Приписку к письму от 22 марта опускаем. Письмо писано из Ясной Поляны в Москву, куда Лев Николаевич выехал в связи с тяжелой болезнью жены своего друга, Д. А. Дьяковой. В живых её он уже не застал. Письмо писано 21 марта вечером; утром этого же дня Толстая написала другое письмо, которое не воспроизводится.

тётенька посылает Ивана— живший в Ясной Поляне дворовый. «Тихий, честный, женатый на Варваре, дочери Николая, дядьки мальчиков Толстых» (прим. С. А.).

мир твоих Денисовых и Nicolas— одно из лиц «Войны и мира», появляющееся в начале 2-й части I тома романа, действующее и в последней части его. Nicolas — Николай Ростов.

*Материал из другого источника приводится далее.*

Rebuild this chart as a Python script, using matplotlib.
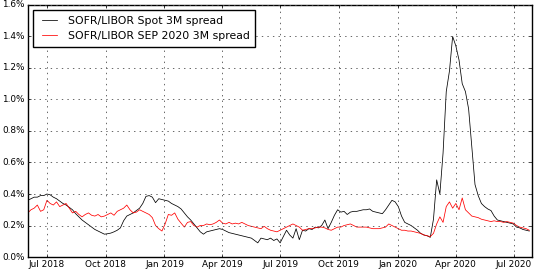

Дьяковы — семья старинного друга Толстого Дьякова. Дмитрий Алексеевич Дьяков (1823—1891), майор, помещик, владелец имения Черемошня в Новосильском уезде Тульской губернии. Племянница Толстого Е. В. Оболенская описывает Дьякова: «Он был очень хорошим человеком, но совсем другого склада, чем дядя. Веселый, остроумный, с большим юмором, рассказывая самые печальные вещи, он вдруг ввернет такую фразу, что невольно засмеешься. Горячий, благородный, он к жизни относился серьезно, но умствование ему было чуждо; он не задавался никакими вопросами и жил, мало анализируя свои чувства. Он немного отдалился от Льва Николаевича, когда в воззрениях этого последнего на жизнь, на смысл жизни совершился переворот, он как будто перестал понимать его. Помню, как-то после какого-то разговора со Львом Николаевичем, он с присущей ему горячностью сказал: Я привык разговаривать с Лёвочкой, а это разве Лёвочка? это какой-то бог Саваоф» («Октябрь» 1928, № 9—10, стр. 228). Д. А. Дьяков был дружен с Толстым с молодых лет. О своем изображении дружбы между Иртеневым и Нехлюдовым (в «Отрочестве») Толстой писал: «Материал для этого описания дружбы дала мне позднейшая дружба с Дьяковым в первый год моего студенчества в Казани». Толстой был в постоянной переписке с Дьяковым. По свидетельству сына Дьякова, большое количество писем Толстого, оставшихся у Дьяковых, погибло в Москве. О Дьякове см. книгу Ильи Толстого «Мои воспоминания». 19 февраля 1867 г. Толстой писал Дьякову по поводу болезни его жены: «В твоем положении не может быть утешения, но ежели в самые тяжелые минуты тебе нужно будет преданного и любящего человека, то вспомни обо мне» (не напечатано). — Женой Дьякова была Дарья Александровна, рожд. Тулубьева (1830—1867). — Толстой писал Софье Андреевне 19 марта из Москвы: «Мама рассказала мне, что Долли умерла скоропостижно, нервным ударом, как предполагают. На счастье Тани, её не было у Дьяковых в этот день [...]. Дьякова ходила, одетая, сидела за столом, выпила бульону, вдруг схватилась за голову, покраснела, встала, Дмитрий под руки провел её в свой кабинет и там она у него на руках стала умирать, хрипеть и через 20 минут умерла» (не опубликовано).

письмо от Лизы из Покровского

— от апреля 1866 г. — не воспроизводится.